• Written exercise:
Pictures within the data are to be left out; everything else must be reproduced exactly.

• The input:
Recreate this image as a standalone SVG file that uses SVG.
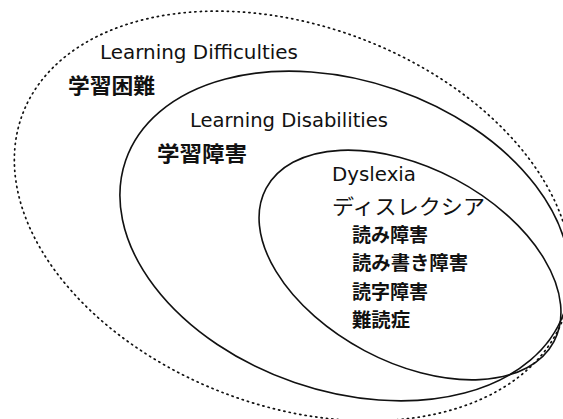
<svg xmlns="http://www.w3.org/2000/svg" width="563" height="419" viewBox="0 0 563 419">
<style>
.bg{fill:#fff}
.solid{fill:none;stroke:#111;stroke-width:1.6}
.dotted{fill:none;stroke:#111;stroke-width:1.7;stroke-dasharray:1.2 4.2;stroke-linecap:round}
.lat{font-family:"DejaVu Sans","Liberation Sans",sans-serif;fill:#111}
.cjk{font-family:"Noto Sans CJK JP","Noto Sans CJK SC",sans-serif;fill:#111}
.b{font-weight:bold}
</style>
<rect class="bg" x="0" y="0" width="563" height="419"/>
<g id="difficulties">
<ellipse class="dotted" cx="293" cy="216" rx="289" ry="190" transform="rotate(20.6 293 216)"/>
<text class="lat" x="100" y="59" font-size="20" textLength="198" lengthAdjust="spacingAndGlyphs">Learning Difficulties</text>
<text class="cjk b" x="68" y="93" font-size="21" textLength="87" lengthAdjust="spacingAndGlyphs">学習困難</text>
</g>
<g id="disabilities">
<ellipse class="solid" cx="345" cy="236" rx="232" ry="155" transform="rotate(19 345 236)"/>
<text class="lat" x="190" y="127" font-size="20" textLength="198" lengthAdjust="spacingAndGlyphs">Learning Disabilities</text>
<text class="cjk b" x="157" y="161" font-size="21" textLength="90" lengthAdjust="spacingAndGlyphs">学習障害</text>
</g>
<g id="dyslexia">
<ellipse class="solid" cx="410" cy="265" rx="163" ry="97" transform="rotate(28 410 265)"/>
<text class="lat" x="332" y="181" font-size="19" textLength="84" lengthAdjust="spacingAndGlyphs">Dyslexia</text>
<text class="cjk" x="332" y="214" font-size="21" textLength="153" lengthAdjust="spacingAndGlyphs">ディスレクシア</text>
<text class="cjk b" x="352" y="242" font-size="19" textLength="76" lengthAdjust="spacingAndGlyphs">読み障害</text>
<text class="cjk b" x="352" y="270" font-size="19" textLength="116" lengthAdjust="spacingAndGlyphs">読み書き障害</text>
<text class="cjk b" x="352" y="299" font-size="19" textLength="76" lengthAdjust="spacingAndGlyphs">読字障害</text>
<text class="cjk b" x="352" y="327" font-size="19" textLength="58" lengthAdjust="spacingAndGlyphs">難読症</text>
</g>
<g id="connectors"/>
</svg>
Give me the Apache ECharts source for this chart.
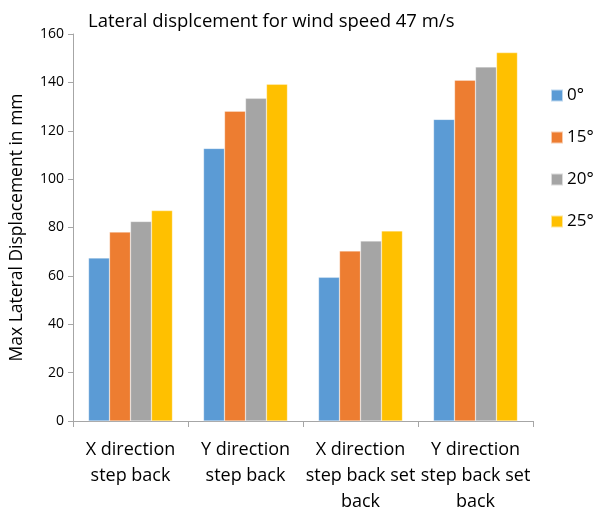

• The answer:
Recreate this image as a standalone SVG file that uses SVG.
<svg xmlns="http://www.w3.org/2000/svg" width="563" height="419" viewBox="0 0 563 419">
<style>
.bg{fill:#fff}
.solid{fill:none;stroke:#111;stroke-width:1.6}
.dotted{fill:none;stroke:#111;stroke-width:1.7;stroke-dasharray:1.2 4.2;stroke-linecap:round}
.lat{font-family:"DejaVu Sans","Liberation Sans",sans-serif;fill:#111}
.cjk{font-family:"Noto Sans CJK JP","Noto Sans CJK SC",sans-serif;fill:#111}
.b{font-weight:bold}
</style>
<rect class="bg" x="0" y="0" width="563" height="419"/>
<g id="difficulties">
<ellipse class="dotted" cx="293" cy="216" rx="289" ry="190" transform="rotate(20.6 293 216)"/>
<text class="lat" x="100" y="59" font-size="20" textLength="198" lengthAdjust="spacingAndGlyphs">Learning Difficulties</text>
<text class="cjk b" x="68" y="93" font-size="21" textLength="87" lengthAdjust="spacingAndGlyphs">学習困難</text>
</g>
<g id="disabilities">
<ellipse class="solid" cx="345" cy="236" rx="232" ry="155" transform="rotate(19 345 236)"/>
<text class="lat" x="190" y="127" font-size="20" textLength="198" lengthAdjust="spacingAndGlyphs">Learning Disabilities</text>
<text class="cjk b" x="157" y="161" font-size="21" textLength="90" lengthAdjust="spacingAndGlyphs">学習障害</text>
</g>
<g id="dyslexia">
<ellipse class="solid" cx="410" cy="265" rx="163" ry="97" transform="rotate(28 410 265)"/>
<text class="lat" x="332" y="181" font-size="19" textLength="84" lengthAdjust="spacingAndGlyphs">Dyslexia</text>
<text class="cjk" x="332" y="214" font-size="21" textLength="153" lengthAdjust="spacingAndGlyphs">ディスレクシア</text>
<text class="cjk b" x="352" y="242" font-size="19" textLength="76" lengthAdjust="spacingAndGlyphs">読み障害</text>
<text class="cjk b" x="352" y="270" font-size="19" textLength="116" lengthAdjust="spacingAndGlyphs">読み書き障害</text>
<text class="cjk b" x="352" y="299" font-size="19" textLength="76" lengthAdjust="spacingAndGlyphs">読字障害</text>
<text class="cjk b" x="352" y="327" font-size="19" textLength="58" lengthAdjust="spacingAndGlyphs">難読症</text>
</g>
<g id="connectors"/>
</svg>
Give me the Apache ECharts source for this chart.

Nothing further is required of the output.